● **Required task**: Repeat exactly the lines running from the first line of the data to the line containing "const gmp = [2.182, 2.174, 2.185, 2.196, 2.249];", both ends included, and nothing else; drop the pictures.

● **Dataset section**:
START

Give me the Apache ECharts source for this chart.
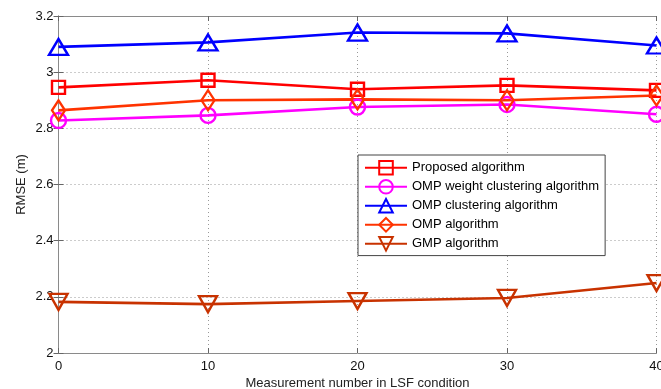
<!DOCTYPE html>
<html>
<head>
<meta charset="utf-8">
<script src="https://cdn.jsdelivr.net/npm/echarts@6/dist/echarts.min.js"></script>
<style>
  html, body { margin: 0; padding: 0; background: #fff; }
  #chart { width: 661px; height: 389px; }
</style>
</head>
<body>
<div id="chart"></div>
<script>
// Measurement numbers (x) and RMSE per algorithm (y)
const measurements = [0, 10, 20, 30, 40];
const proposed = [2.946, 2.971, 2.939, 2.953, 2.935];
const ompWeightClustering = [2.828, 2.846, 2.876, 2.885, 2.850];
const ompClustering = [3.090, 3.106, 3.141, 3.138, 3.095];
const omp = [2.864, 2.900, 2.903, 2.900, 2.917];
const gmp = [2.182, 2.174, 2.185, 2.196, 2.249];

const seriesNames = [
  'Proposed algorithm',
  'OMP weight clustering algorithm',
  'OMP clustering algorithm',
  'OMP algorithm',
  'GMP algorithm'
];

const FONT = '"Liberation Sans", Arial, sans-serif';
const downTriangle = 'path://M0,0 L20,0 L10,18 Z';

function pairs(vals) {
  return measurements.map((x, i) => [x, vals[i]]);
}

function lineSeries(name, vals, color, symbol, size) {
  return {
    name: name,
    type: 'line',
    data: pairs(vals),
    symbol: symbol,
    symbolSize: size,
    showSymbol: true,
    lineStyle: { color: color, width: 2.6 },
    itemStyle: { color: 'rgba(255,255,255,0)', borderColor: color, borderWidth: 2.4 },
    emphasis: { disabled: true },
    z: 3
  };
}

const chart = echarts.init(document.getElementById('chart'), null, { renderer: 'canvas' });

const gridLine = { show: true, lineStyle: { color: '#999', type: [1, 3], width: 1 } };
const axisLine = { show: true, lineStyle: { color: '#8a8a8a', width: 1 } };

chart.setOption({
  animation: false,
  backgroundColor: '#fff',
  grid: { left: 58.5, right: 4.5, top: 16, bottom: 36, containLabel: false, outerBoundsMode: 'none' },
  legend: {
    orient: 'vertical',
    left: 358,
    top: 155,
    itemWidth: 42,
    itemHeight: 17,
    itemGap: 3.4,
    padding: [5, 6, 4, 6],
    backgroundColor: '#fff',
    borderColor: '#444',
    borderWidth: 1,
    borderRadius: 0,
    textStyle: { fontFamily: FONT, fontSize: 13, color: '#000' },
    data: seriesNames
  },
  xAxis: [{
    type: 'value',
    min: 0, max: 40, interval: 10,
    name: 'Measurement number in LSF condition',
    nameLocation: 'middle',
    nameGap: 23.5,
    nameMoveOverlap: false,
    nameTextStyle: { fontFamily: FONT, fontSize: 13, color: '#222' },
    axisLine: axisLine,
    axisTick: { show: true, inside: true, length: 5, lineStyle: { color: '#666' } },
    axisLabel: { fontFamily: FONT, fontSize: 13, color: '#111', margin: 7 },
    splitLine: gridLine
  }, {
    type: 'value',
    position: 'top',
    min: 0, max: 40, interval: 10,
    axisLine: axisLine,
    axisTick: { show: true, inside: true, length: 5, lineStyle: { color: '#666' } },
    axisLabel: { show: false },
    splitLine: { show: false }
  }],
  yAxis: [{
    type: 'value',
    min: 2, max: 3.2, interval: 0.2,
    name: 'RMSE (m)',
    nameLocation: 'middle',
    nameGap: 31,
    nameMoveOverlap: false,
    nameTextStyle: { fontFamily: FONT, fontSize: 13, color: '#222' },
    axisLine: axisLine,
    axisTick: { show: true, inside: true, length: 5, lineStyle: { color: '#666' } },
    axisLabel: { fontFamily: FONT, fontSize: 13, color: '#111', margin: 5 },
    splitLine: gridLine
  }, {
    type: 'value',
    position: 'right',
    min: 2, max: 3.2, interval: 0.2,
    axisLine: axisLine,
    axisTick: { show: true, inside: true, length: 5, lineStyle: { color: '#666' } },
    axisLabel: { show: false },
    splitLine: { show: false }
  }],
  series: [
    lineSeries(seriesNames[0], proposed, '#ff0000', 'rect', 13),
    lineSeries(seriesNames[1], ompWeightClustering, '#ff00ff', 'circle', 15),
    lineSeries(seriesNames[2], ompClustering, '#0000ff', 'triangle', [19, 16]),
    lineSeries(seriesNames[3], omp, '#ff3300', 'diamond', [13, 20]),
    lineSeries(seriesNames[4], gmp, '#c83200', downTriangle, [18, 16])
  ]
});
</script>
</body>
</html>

END

● **Answer to this task**:
Give me the Apache ECharts source for this chart.
<!DOCTYPE html>
<html>
<head>
<meta charset="utf-8">
<script src="https://cdn.jsdelivr.net/npm/echarts@6/dist/echarts.min.js"></script>
<style>
  html, body { margin: 0; padding: 0; background: #fff; }
  #chart { width: 661px; height: 389px; }
</style>
</head>
<body>
<div id="chart"></div>
<script>
// Measurement numbers (x) and RMSE per algorithm (y)
const measurements = [0, 10, 20, 30, 40];
const proposed = [2.946, 2.971, 2.939, 2.953, 2.935];
const ompWeightClustering = [2.828, 2.846, 2.876, 2.885, 2.850];
const ompClustering = [3.090, 3.106, 3.141, 3.138, 3.095];
const omp = [2.864, 2.900, 2.903, 2.900, 2.917];
const gmp = [2.182, 2.174, 2.185, 2.196, 2.249];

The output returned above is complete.